Personalized DNA Analysis Will Eventually Be Something You Can't Live Without

Personalized DNA analysis reminds me of computers in the early 1980s.

In 1983, fresh out of university, I managed a ComputerLand store. People would come into the store to see what they could do and we would show them how cool they were but quite a few people wandered away a little baffled about the hype. If I wanted people to be particularly confused by my excitement, I would expound on how all information - from books and newspapers to radio and TV - could be digitized. Eventually, newspapers and TVs and radios and phone calls will be streaming across digital lines, I would tell people. They would say, "Oh."

And now, of course, computers are unavoidable. 

Recently we got 23andMe analysis of our DNA and it very much reminded me of Apple IIe and the first IBM PC. What we got was ancestry analysis, something that showed probable countries of origin for the folks who've contributed to my genetic make up. I found out I have European ancestors, which is almost comical in terms of obvious information. There is not a lot that I learned. My maternal and paternal haplogroup (a specific mutation) are shared by Anderson Cooper, Meryl Streep, Catie Couric, and Stephen Colbert. I am 2.9% Neanderthal - slightly above the average for 23andMe members. And while most of my DNA traces back to British and Irish (33.9%) and Scandinavian (28.1%), tiny amounts trace back to Ashkenazi Jews (0.1%) and Yakut Indians (0.1%). All of that was interesting but not really enlightening. Like the personal computers of the late 1970s and early 1980s, this DNA analysis seems to me more full of potential than actually cool. Yet. 

My prediction? We will learn an enormous amount about DNA in the next decade or three. The consequence will be that we will be able to tell new parents that probably their child will need intense physical challenges to develop their potential or need lots of social activity or very little social activity or will do best connecting lots of fast moving ideas or focusing on one big idea. We will be able to tell their community - from parents to teachers to managers - what sorts of conditions are most likely to cause them to thrive and which are most likely to make them freeze up or glaze over.

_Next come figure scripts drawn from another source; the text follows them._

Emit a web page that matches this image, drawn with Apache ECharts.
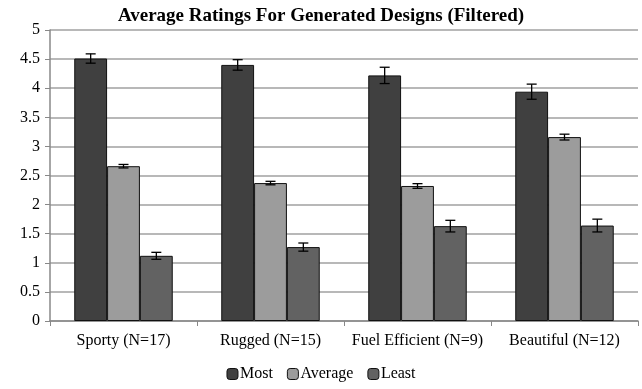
<!DOCTYPE html>
<html><head><meta charset="utf-8">
<script src="https://cdn.jsdelivr.net/npm/echarts@6/dist/echarts.min.js"></script>
<style>html,body{margin:0;padding:0;background:#fff}#c{width:642px;height:389px}</style>
</head><body><div id="c"></div>
<script>
var categories = ['Sporty (N=17)', 'Rugged (N=15)', 'Fuel Efficient (N=9)', 'Beautiful (N=12)'];
var seriesNames = ['Most', 'Average', 'Least'];
var mostValues = [4.51, 4.40, 4.22, 3.94];
var averageValues = [2.66, 2.37, 2.32, 3.16];
var leastValues = [1.12, 1.27, 1.63, 1.64];
var mostErr = [0.08, 0.09, 0.14, 0.13];
var averageErr = [0.03, 0.03, 0.04, 0.05];
var leastErr = [0.06, 0.07, 0.10, 0.11];
var yTicks = [0, 0.5, 1, 1.5, 2, 2.5, 3, 3.5, 4, 4.5, 5];

var colors = ['#404040', '#9c9c9c', '#626262'];
var values = [mostValues, averageValues, leastValues];
var errs = [mostErr, averageErr, leastErr];
var catGap = 0.33;
var font = 'Liberation Serif';

function errSeries(k) {
  var data = values[k].map(function (v, i) { return [i, v, errs[k][i]]; });
  return {
    type: 'custom', silent: true, z: 10,
    renderItem: function (params, api) {
      var i = api.value(0), v = api.value(1), e = api.value(2);
      var band = api.size([1, 0])[0];
      var bw = band * (1 - catGap) / 3;
      var c = api.coord([i, v]);
      var x = c[0] + (k - 1) * bw;
      var yt = api.coord([i, v + e])[1], yb = api.coord([i, v - e])[1];
      var cap = 5;
      var st = { stroke: '#000', lineWidth: 1.3 };
      return { type: 'group', children: [
        { type: 'line', shape: { x1: x, y1: yt, x2: x, y2: yb }, style: st },
        { type: 'line', shape: { x1: x - cap, y1: yt, x2: x + cap, y2: yt }, style: st },
        { type: 'line', shape: { x1: x - cap, y1: yb, x2: x + cap, y2: yb }, style: st }
      ]};
    },
    data: data
  };
}

var series = [];
for (var k = 0; k < 3; k++) {
  series.push({
    name: seriesNames[k], type: 'bar', data: values[k],
    barGap: '0%', barCategoryGap: (catGap * 100) + '%',
    itemStyle: { color: colors[k], borderColor: '#111', borderWidth: 1 }
  });
}
for (var k = 0; k < 3; k++) series.push(errSeries(k));

var chart = echarts.init(document.getElementById('c'), null, { renderer: 'canvas' });
chart.setOption({
  animation: false,
  backgroundColor: '#fff',
  title: {
    text: 'Average Ratings For Generated Designs (Filtered)',
    left: 'center', top: 2,
    textStyle: { fontFamily: font, fontWeight: 'bold', fontSize: 19, color: '#000' }
  },
  legend: {
    data: seriesNames, bottom: 2, left: 'center',
    itemWidth: 11, itemHeight: 11, itemGap: 14,
    textStyle: { fontFamily: font, fontSize: 16, color: '#000', padding: [0, 0, 0, -3] },
    itemStyle: { borderColor: '#111', borderWidth: 1 }
  },
  grid: { left: 50, right: 4, top: 30, bottom: 68, containLabel: false },
  xAxis: {
    type: 'category', data: categories,
    axisLine: { lineStyle: { color: '#888', width: 1.5 } },
    axisTick: { show: true, length: 5, lineStyle: { color: '#888' } },
    axisLabel: { fontFamily: font, fontSize: 16, color: '#000', margin: 12, interval: 0 }
  },
  yAxis: {
    type: 'value', min: 0, max: 5, interval: 0.5,
    axisLine: { show: true, lineStyle: { color: '#888', width: 1.5 } },
    axisTick: { show: true, length: 5, inside: false, lineStyle: { color: '#888' } },
    splitLine: { lineStyle: { color: '#a0a0a0', width: 1.5 } },
    axisLabel: { fontFamily: font, fontSize: 16, color: '#000', margin: 10,
      formatter: function (v) { return yTicks.indexOf(v) >= 0 ? String(v) : ''; } }
  },
  series: series
});
</script></body></html>
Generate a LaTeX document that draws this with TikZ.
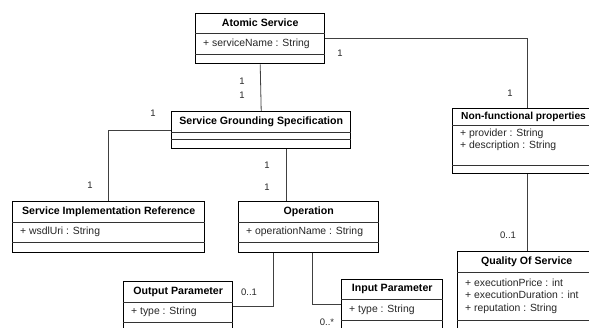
\documentclass[tikz,border=0pt]{standalone}
\usepackage{fontspec}
\setmainfont{Liberation Sans}
\usetikzlibrary{calc}
\tikzset{
  clsbox/.style={draw=black, line width=1.4pt, fill=white, inner sep=0pt},
  divider/.style={draw=black!80, line width=0.8pt},
  ttl/.style={font=\fontsize{10.6}{12}\selectfont\bfseries, inner sep=0pt, text=black},
  attr/.style={font=\fontsize{10.4}{12.5}\selectfont, inner sep=0pt, align=left, anchor=west, text=black!85},
  conn/.style={draw=black!75, line width=0.8pt},
  mult/.style={font=\fontsize{9.5}{11}\selectfont, inner sep=0pt, text=black!85},
}
% #1 name, #2 x, #3 y, #4 width, #5 height, #6 title divider, #7 attr divider, #8 title, #9 attributes
\newcommand\umlclassbox[9]{%
  \node[clsbox, minimum width=#4pt, minimum height=#5pt, anchor=north west] (#1) at (#2,#3) {};
  \draw[divider] ([yshift=-#6pt]#1.north west) -- ([yshift=-#6pt]#1.north east);
  \draw[divider] ([yshift=-#7pt]#1.north west) -- ([yshift=-#7pt]#1.north east);
  \node[ttl] (#1-t) at ([yshift={-0.5*#6pt}]#1.north) {#8};
  \node[attr] (#1-a) at ([xshift=8pt, yshift={-0.5*(#6pt+#7pt)}]#1.north west) {#9};
}
\begin{document}
\begin{tikzpicture}[x=1pt, y=-1pt]
  \path[use as bounding box] (0,0) rectangle (589,328);
  \clip (0,0) rectangle (589,328);
  \fill[white] (0,0) rectangle (589,328);

  \umlclassbox{as}{195}{13}{129}{50}{20}{41}{Atomic Service}{+ serviceName : String}
  \umlclassbox{sgs}{171}{111}{179}{37}{21}{28}{Service Grounding Specification}{}
  \umlclassbox{sir}{12}{201}{192}{51}{21}{41}{Service Implementation Reference}{+ wsdlUri : String}
  \umlclassbox{op}{238}{201}{140}{51}{21}{41}{Operation}{+ operationName : String}
  \umlclassbox{nf}{452}{108}{150}{65}{17}{57}{}{}
  \node[ttl, font=\fontsize{10.2}{12}\selectfont\bfseries, anchor=west] (nf-title) at ([xshift=9pt, yshift=-8.5pt]nf.north west) {Non-functional properties};
  \node[attr] (nf-attrs) at ([xshift=8pt, yshift=-32pt]nf.north west) {+ provider : String\\+ description : String};
  \umlclassbox{qos}{457}{251}{138}{80}{21}{69}{Quality Of Service}{+ executionPrice : int\\+ executionDuration : int\\+ reputation : String}
  \umlclassbox{out}{123}{281}{109}{50}{21}{41}{Output Parameter}{+ type : String}
  \umlclassbox{inp}{341}{279}{101}{50}{20}{41}{Input Parameter}{+ type : String}

  % connectors
  \draw[conn] (as.east) -| (nf.north);
  \draw[conn] (as.south) -- (sgs.north);
  \draw[conn] (sgs.west) -| (sir.north);
  \draw[conn] ([xshift=25.5pt]sgs.south) -- ([xshift=25.5pt]sgs.south |- op.north);
  \draw[conn] ([xshift=-35pt]op.south) |- (out.east);
  \draw[conn] ([xshift=4pt]op.south) |- (inp.west);
  \draw[conn] (nf.south) -- (nf.south |- qos.north);

  % multiplicities
  \node[mult] (m1) at (340,53) {1};
  \node[mult] (m2) at (510,93) {1};
  \node[mult] (m3) at (242,81) {1};
  \node[mult] (m4) at (242,95) {1};
  \node[mult] (m5) at (153,113) {1};
  \node[mult] (m6) at (90,185) {1};
  \node[mult] (m7) at (267,165) {1};
  \node[mult] (m8) at (267,187) {1};
  \node[mult] (m9) at (249,292) {0..1};
  \node[mult] (m10) at (327,322) {0..*};
  \node[mult] (m11) at (508,235) {0..1};
\end{tikzpicture}
\end{document}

It is very cool to be able to calculate a spreadsheet or write a document on a word processor. It is so much more cool to be able to connect socially with hundreds of friends on Facebook or publish a blog post. It is very cool to be able to see your genetic ancestry by country. It will be much more cool to better understand who we are and what conditions allow us to realize our potential rather than wander through life confused and unrealized. Like modern computers, personalized DNA analysis is going to become something we won't be able to live without.

2 comments:

Anonymous said...

What I'm afraid of is that they won't change the path to fit the people, they'll change people to fit the path.

If just one country- China for instance- decided to tweak the DNA to breed fearless warriors, brilliant scientists, and happy drones, then other countries would have to do the same to compete. Eventually we're either living in A Brave New World, or we've been assimilated by the Borg.

Neither fate gives me hope.

Ron Davison said...

Thomas - That's a bad sci-fi scenario. I'll choose to ignore that one. But it does make an interesting point: most evolution has come through adaptation to the environment and its goals rather than the other way around. I think.